PROBLEM DESCRIPTION:
Drop every picture. Then return, exactly, the lines from the beginning of the listing below through the one containing "plt.rcParams['font.size'] = 13".

## BEGIN MATERIAL FOR THIS EXERCISE

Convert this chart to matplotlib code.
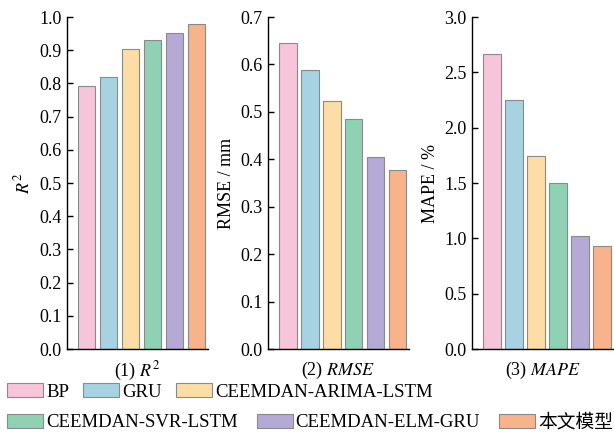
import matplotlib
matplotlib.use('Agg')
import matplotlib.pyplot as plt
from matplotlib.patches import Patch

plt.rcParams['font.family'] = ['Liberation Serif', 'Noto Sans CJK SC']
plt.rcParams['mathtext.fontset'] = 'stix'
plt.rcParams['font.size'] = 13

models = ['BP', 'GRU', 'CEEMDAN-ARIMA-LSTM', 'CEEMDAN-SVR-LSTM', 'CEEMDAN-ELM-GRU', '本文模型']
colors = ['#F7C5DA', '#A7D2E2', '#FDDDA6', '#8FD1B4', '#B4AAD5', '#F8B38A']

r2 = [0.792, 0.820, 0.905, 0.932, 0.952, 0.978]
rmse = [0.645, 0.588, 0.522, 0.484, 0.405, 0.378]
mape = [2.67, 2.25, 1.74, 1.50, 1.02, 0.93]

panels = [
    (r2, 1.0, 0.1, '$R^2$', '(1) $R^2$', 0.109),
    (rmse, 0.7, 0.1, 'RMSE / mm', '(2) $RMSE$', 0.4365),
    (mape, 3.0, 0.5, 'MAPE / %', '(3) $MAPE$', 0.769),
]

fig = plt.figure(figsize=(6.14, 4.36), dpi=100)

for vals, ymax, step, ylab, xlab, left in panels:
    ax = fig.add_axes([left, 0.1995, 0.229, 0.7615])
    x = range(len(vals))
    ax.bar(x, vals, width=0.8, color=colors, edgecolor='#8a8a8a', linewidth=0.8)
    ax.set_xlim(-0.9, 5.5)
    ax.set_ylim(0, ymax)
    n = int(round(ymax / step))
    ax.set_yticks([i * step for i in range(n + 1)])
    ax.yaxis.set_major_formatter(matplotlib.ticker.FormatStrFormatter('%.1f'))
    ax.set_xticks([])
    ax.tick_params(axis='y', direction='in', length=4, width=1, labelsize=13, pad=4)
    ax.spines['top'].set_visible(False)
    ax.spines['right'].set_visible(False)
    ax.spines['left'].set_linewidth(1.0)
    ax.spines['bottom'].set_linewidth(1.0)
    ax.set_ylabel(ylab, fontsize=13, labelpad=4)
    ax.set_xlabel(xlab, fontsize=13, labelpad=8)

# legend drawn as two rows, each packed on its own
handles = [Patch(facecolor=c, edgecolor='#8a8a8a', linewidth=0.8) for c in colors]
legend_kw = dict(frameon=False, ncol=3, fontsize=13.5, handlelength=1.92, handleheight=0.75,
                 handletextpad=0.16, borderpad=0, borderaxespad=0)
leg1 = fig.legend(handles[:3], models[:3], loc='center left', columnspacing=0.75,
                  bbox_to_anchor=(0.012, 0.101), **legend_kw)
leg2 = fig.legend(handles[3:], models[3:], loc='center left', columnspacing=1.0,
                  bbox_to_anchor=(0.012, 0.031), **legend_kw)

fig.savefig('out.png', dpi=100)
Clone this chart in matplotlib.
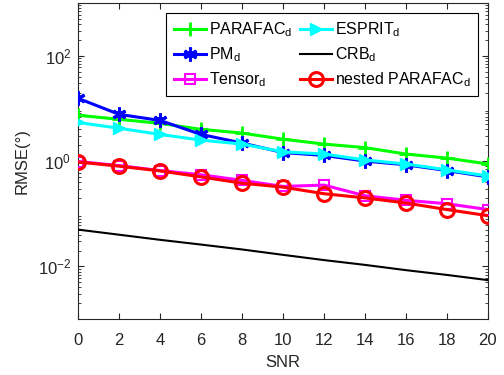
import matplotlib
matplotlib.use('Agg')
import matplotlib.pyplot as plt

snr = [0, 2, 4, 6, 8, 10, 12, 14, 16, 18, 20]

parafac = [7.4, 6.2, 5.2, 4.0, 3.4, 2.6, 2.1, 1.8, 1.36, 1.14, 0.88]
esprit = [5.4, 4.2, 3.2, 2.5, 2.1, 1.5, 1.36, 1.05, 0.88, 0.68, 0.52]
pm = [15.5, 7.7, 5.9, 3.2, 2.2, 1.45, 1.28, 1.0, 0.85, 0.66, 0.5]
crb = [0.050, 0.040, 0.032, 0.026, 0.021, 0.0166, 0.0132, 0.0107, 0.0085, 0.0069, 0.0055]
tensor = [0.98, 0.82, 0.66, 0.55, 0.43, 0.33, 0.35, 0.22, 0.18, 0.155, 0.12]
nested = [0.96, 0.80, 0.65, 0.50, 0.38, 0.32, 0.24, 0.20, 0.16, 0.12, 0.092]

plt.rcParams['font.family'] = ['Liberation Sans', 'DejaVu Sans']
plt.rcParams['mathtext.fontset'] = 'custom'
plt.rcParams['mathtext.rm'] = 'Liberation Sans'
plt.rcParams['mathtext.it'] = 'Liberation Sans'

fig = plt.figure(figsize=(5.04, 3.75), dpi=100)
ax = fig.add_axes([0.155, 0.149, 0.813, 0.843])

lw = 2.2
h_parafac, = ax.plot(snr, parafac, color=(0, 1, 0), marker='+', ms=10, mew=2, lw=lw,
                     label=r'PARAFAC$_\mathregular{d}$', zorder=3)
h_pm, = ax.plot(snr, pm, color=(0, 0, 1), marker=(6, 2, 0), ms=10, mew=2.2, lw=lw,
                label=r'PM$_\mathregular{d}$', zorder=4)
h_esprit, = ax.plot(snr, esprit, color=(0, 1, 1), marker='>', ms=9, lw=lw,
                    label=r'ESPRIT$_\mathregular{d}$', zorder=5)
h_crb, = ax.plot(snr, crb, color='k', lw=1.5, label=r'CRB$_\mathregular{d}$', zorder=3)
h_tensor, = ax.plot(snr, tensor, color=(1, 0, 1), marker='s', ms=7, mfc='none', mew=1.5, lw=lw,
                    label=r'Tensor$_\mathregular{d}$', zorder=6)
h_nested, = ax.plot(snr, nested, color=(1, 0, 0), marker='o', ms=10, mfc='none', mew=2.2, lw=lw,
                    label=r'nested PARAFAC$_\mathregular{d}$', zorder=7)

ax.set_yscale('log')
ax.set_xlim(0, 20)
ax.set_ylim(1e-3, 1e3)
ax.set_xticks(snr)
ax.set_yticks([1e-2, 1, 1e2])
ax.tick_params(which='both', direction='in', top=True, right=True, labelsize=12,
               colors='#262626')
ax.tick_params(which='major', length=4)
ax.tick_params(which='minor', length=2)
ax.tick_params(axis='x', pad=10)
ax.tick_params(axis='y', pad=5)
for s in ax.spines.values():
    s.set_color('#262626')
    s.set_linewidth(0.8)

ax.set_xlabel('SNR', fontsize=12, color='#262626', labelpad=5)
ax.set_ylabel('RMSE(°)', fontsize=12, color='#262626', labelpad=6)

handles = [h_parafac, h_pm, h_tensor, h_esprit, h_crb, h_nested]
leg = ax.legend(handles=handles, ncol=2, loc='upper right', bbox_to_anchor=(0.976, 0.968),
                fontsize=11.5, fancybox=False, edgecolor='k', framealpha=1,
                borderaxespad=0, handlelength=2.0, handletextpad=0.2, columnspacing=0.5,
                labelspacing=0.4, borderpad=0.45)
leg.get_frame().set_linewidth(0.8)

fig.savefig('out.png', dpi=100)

## END MATERIAL FOR THIS EXERCISE

RESULT FOR THIS EXERCISE:
Convert this chart to matplotlib code.
import matplotlib
matplotlib.use('Agg')
import matplotlib.pyplot as plt
from matplotlib.patches import Patch

plt.rcParams['font.family'] = ['Liberation Serif', 'Noto Sans CJK SC']
plt.rcParams['mathtext.fontset'] = 'stix'
plt.rcParams['font.size'] = 13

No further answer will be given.